[DO THIS]
Print the listing that follows, character for character.

[DATA PROVIDED]
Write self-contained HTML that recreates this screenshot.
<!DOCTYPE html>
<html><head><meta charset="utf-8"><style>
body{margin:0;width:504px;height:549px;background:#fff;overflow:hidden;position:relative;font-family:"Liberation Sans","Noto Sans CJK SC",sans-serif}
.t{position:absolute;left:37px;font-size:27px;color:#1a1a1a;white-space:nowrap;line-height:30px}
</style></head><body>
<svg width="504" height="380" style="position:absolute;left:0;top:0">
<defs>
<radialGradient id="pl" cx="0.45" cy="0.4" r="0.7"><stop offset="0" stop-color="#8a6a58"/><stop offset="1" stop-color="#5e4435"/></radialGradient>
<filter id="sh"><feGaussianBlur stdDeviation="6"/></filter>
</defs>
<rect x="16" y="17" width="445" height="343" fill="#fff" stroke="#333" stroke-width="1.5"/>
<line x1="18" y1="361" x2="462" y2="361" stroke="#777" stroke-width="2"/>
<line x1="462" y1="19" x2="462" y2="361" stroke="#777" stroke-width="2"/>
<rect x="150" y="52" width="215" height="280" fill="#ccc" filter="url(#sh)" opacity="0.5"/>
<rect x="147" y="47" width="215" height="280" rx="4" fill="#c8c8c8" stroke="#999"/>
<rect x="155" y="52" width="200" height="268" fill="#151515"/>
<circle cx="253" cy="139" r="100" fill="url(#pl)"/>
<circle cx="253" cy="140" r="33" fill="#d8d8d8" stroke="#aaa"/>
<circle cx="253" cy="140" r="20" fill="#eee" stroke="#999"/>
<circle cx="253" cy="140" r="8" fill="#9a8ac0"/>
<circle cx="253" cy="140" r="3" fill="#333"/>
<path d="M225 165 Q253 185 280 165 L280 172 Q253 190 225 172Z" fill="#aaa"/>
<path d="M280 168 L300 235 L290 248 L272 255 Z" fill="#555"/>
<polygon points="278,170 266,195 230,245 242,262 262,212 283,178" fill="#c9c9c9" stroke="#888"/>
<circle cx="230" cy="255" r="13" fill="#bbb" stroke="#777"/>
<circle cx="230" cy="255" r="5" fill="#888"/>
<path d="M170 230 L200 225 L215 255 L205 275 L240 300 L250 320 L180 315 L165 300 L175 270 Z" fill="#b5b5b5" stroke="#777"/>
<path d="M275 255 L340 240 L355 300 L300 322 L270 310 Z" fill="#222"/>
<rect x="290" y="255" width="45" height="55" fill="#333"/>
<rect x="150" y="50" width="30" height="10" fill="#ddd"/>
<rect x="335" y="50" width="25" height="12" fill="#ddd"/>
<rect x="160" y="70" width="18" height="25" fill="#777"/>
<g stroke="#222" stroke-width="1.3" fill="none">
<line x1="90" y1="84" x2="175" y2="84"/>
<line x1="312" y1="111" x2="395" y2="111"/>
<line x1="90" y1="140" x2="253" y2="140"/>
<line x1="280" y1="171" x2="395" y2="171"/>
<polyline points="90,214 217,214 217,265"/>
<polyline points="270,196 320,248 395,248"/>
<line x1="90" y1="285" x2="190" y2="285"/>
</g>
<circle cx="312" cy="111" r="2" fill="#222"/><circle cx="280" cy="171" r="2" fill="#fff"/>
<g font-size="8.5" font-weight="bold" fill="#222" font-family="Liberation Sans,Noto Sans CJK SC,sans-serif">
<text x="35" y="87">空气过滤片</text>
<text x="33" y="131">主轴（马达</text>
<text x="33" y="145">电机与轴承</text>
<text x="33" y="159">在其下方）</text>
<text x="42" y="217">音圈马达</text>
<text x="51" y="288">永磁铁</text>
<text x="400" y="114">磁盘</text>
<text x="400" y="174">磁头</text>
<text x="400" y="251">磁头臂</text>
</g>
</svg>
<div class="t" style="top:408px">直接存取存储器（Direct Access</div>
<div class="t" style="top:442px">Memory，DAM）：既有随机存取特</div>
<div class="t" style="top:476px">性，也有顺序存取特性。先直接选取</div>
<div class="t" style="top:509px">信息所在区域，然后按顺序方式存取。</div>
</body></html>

[REPLY TO THE EXERCISE]
Write self-contained HTML that recreates this screenshot.
<!DOCTYPE html>
<html><head><meta charset="utf-8"><style>
body{margin:0;width:504px;height:549px;background:#fff;overflow:hidden;position:relative;font-family:"Liberation Sans","Noto Sans CJK SC",sans-serif}
.t{position:absolute;left:37px;font-size:27px;color:#1a1a1a;white-space:nowrap;line-height:30px}
</style></head><body>
<svg width="504" height="380" style="position:absolute;left:0;top:0">
<defs>
<radialGradient id="pl" cx="0.45" cy="0.4" r="0.7"><stop offset="0" stop-color="#8a6a58"/><stop offset="1" stop-color="#5e4435"/></radialGradient>
<filter id="sh"><feGaussianBlur stdDeviation="6"/></filter>
</defs>
<rect x="16" y="17" width="445" height="343" fill="#fff" stroke="#333" stroke-width="1.5"/>
<line x1="18" y1="361" x2="462" y2="361" stroke="#777" stroke-width="2"/>
<line x1="462" y1="19" x2="462" y2="361" stroke="#777" stroke-width="2"/>
<rect x="150" y="52" width="215" height="280" fill="#ccc" filter="url(#sh)" opacity="0.5"/>
<rect x="147" y="47" width="215" height="280" rx="4" fill="#c8c8c8" stroke="#999"/>
<rect x="155" y="52" width="200" height="268" fill="#151515"/>
<circle cx="253" cy="139" r="100" fill="url(#pl)"/>
<circle cx="253" cy="140" r="33" fill="#d8d8d8" stroke="#aaa"/>
<circle cx="253" cy="140" r="20" fill="#eee" stroke="#999"/>
<circle cx="253" cy="140" r="8" fill="#9a8ac0"/>
<circle cx="253" cy="140" r="3" fill="#333"/>
<path d="M225 165 Q253 185 280 165 L280 172 Q253 190 225 172Z" fill="#aaa"/>
<path d="M280 168 L300 235 L290 248 L272 255 Z" fill="#555"/>
<polygon points="278,170 266,195 230,245 242,262 262,212 283,178" fill="#c9c9c9" stroke="#888"/>
<circle cx="230" cy="255" r="13" fill="#bbb" stroke="#777"/>
<circle cx="230" cy="255" r="5" fill="#888"/>
<path d="M170 230 L200 225 L215 255 L205 275 L240 300 L250 320 L180 315 L165 300 L175 270 Z" fill="#b5b5b5" stroke="#777"/>
<path d="M275 255 L340 240 L355 300 L300 322 L270 310 Z" fill="#222"/>
<rect x="290" y="255" width="45" height="55" fill="#333"/>
<rect x="150" y="50" width="30" height="10" fill="#ddd"/>
<rect x="335" y="50" width="25" height="12" fill="#ddd"/>
<rect x="160" y="70" width="18" height="25" fill="#777"/>
<g stroke="#222" stroke-width="1.3" fill="none">
<line x1="90" y1="84" x2="175" y2="84"/>
<line x1="312" y1="111" x2="395" y2="111"/>
<line x1="90" y1="140" x2="253" y2="140"/>
<line x1="280" y1="171" x2="395" y2="171"/>
<polyline points="90,214 217,214 217,265"/>
<polyline points="270,196 320,248 395,248"/>
<line x1="90" y1="285" x2="190" y2="285"/>
</g>
<circle cx="312" cy="111" r="2" fill="#222"/><circle cx="280" cy="171" r="2" fill="#fff"/>
<g font-size="8.5" font-weight="bold" fill="#222" font-family="Liberation Sans,Noto Sans CJK SC,sans-serif">
<text x="35" y="87">空气过滤片</text>
<text x="33" y="131">主轴（马达</text>
<text x="33" y="145">电机与轴承</text>
<text x="33" y="159">在其下方）</text>
<text x="42" y="217">音圈马达</text>
<text x="51" y="288">永磁铁</text>
<text x="400" y="114">磁盘</text>
<text x="400" y="174">磁头</text>
<text x="400" y="251">磁头臂</text>
</g>
</svg>
<div class="t" style="top:408px">直接存取存储器（Direct Access</div>
<div class="t" style="top:442px">Memory，DAM）：既有随机存取特</div>
<div class="t" style="top:476px">性，也有顺序存取特性。先直接选取</div>
<div class="t" style="top:509px">信息所在区域，然后按顺序方式存取。</div>
</body></html>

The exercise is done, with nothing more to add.